What’s more, the uneven comparison in distribution between the Pac-12 versus the Big Ten and SEC Networks in 2014 specifically underscores that Pac-12 Network’s failure ultimately had little, if anything at all, to do with product.
The 2014 season was the high watermark for the conference’s football product, with Marcus Mariota quarterbacking Oregon to the College Football Playoff Championship Game and winning the Heisman Trophy; Utah emerging as a contender, beginning to fulfill its promise as an expansion partner and finishing as one of a league-record six teams ranked in the final AP Top 25; and the birth of #Pac12AfterDark.
A series of upsets and wild finishes played out that year that showcased both the competitive nature of the conference, and the entertainment value. Some of the most iconic Pac-12 After Dark moments aired on Pac-12 Network.
No, it wasn’t the actual product on Pac-12 Network that hurt the conference; the actual product was pretty damn good. It was the Pac-12 Network’s failure to gain distribution nationally through DirecTV and in assorted markets’ cable providers.
Larry Scott believed vehemently in the Pac-12 Network’s independence. In 2017 at the conference’s media day, he acknowledged the SEC and Big Ten Network enjoyed far more market penetration as a result of partnerships with ESPN and Fox, both of which had negotiating chips to play with providers.
“We’re the only collegiate network that owns and controls its own content,” Scott said. “Over time we’re going to have a unique flexibility and ability to be nimble and experiment and pilot as these new forms of distribution occur.”
But that experimentation, such as a direct-to-consumer streaming model, never came to pass in part because the initial losses in revenue from not having partnership limited the conference’s options.
Meanwhile, partnering directly with a media entity had a finite window for cashing in.
In the 13 years since rumblings of mutual interest between the Pac and Texas were ultimately fruitless, it’s become canon — regardless if it was ever a realistic proposition — that the conference whiffed by not adding the Longhorns. Texas having brokered a partnership with ESPN that produced the Longhorn Network seems a development that suggests such a merger wouldn’t have been feasible.

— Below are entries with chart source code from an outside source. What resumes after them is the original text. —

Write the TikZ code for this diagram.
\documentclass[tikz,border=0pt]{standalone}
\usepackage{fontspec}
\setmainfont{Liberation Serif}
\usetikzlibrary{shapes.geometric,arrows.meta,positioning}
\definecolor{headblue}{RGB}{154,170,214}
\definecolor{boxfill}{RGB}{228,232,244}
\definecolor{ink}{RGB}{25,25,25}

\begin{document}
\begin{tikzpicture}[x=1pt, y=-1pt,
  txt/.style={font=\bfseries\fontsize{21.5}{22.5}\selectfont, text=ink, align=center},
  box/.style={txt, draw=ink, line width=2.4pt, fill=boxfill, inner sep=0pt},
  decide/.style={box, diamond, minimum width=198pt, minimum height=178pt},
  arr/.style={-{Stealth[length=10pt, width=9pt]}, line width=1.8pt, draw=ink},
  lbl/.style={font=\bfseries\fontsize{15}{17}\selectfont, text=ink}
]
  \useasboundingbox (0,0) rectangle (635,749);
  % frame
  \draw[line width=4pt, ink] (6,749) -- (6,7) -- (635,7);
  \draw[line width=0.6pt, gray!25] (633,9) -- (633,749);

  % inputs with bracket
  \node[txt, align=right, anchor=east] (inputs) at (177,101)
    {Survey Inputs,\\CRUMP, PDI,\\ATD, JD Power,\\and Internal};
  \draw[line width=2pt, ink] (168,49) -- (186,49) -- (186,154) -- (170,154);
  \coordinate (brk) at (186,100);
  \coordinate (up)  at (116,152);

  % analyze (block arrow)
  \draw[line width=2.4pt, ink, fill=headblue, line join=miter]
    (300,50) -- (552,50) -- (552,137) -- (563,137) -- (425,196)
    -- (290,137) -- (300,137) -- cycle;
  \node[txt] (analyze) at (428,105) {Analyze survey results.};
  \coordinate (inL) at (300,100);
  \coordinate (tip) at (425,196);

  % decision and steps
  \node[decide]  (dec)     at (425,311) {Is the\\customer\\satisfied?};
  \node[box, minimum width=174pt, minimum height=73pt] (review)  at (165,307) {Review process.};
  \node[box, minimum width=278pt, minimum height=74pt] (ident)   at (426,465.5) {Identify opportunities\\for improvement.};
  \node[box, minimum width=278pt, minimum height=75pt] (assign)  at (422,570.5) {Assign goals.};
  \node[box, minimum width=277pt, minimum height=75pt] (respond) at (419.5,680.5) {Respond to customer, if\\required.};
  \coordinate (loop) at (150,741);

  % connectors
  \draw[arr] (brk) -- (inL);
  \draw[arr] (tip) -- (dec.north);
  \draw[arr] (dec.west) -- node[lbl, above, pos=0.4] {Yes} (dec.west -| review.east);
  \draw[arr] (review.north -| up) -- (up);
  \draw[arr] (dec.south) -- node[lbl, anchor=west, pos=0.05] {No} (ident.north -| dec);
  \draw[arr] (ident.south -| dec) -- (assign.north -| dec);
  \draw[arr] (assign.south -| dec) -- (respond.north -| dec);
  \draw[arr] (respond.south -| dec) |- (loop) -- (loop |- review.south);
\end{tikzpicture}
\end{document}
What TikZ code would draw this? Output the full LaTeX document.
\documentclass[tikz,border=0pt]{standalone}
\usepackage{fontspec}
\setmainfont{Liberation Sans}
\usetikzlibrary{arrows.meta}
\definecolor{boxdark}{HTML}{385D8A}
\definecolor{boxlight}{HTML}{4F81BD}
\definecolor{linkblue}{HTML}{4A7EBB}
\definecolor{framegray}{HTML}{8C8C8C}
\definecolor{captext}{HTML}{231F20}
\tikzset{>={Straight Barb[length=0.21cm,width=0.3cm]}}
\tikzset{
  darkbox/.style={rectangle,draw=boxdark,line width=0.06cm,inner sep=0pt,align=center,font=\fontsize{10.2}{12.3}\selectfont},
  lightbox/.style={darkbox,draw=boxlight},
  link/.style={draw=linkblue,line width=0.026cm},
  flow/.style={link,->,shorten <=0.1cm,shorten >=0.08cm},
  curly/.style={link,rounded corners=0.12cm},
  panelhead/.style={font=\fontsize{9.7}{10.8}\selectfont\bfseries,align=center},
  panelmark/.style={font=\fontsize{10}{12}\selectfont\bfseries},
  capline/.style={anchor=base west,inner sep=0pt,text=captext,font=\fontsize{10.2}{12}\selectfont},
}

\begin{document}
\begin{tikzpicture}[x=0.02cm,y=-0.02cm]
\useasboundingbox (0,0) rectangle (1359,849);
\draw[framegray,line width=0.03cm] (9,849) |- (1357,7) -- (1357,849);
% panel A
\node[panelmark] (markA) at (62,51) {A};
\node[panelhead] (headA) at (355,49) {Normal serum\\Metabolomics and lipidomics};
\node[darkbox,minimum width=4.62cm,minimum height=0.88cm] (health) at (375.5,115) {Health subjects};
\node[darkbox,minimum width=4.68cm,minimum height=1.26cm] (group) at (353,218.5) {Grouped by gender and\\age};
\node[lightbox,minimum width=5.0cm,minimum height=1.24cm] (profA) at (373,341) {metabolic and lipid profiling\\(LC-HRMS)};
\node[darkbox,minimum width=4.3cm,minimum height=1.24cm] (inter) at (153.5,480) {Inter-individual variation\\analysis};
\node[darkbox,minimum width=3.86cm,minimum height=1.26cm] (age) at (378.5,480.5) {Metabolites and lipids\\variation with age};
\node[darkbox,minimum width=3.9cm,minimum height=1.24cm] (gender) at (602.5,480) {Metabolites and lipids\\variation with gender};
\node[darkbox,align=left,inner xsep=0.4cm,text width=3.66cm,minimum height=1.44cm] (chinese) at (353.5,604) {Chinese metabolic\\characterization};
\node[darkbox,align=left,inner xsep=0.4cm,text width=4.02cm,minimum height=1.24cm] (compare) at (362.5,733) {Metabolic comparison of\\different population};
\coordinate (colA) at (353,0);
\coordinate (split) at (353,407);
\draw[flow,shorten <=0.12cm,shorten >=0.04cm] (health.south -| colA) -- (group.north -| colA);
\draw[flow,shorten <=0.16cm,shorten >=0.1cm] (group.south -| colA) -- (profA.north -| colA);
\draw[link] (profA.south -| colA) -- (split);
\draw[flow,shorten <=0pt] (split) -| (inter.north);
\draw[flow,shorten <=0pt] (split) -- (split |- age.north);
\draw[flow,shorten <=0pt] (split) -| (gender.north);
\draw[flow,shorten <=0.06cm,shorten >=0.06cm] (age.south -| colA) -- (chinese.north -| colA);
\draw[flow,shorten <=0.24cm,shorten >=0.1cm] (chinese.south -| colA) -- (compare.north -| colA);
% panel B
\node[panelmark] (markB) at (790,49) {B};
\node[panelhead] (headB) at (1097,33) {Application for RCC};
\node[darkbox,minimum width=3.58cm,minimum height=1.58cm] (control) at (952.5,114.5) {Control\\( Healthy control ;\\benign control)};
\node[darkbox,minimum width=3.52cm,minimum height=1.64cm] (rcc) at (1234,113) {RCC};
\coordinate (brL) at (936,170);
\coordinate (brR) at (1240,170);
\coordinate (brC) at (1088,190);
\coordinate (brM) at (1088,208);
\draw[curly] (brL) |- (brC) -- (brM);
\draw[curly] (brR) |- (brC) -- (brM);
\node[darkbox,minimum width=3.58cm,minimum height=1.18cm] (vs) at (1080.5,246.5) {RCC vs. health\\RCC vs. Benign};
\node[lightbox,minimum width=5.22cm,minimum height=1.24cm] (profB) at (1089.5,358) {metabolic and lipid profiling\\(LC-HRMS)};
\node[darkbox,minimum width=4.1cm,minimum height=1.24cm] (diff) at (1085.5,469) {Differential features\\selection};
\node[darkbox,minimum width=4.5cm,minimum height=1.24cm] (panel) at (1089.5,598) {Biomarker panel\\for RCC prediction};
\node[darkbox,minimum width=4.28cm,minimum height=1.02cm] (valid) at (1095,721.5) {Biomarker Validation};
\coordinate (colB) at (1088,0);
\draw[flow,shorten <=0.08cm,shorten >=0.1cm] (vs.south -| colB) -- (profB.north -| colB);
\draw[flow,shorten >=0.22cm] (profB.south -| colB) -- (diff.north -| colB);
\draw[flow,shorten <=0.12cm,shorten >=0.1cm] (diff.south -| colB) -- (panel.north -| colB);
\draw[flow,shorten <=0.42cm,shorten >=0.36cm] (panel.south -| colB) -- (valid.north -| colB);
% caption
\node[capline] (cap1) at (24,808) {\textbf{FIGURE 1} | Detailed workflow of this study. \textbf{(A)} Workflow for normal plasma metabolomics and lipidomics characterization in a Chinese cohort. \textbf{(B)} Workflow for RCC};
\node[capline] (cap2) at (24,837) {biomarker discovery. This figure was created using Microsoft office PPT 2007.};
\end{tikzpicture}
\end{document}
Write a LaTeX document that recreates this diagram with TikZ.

To be clear, the Longhorn Network was a disaster on numerous fronts: poor distribution, woefully limited inventory and misguided attempts by the Worldwide Leader to push Texas’ Big 12 Conference rivals onto LHN broadcasts. But it netted the UT athletic department $15 million annually.
And while the Pac-12 Network’s independence allowed it to determine its content strategy and keep the entirety of its profits, quizzical spending decisions under Scott’s leadership cut into the bottom line.
Scott often touted having both Silicon Valley and Hollywood in the conference’s geographical footprint. Wires seemed to be crossed as to what that entailed, however, with the Network operating out of downtown San Francisco, an area hardly known for its television presence but notorious for its expensive real estate.
Financial disclosures revealed an astronomic $8.35 million annual cost for rent. The commitment to San Francisco when the conference had a foothold in Los Angeles and a growing presence in Las Vegas after moving the men’s basketball tournament there in 2013 might stand as the most symbolic misfire of Scott’s tenure in that there was just no logical reason from an outsider’s perspective behind it.
For a commissioner whose leadership often felt based on marginal improvements from past misses, Scott setting up operations in San Francisco lacked both precedent and foresight: Los Angeles has been entertainment’s epicenter since the silent-movie era, and Las Vegas has exploded as a hub for sports in the past decade — including direct involvement from the Pac-12.
As a result, we face a future where the Pac-12 competing with the Big Ten or SEC may seem to future generations as archaic as a time when Sega and Nintendo went head-to-head, and the concept of a “Conference of Champions” being as much of a nonsensical relic of a bygone time as Blast Processing.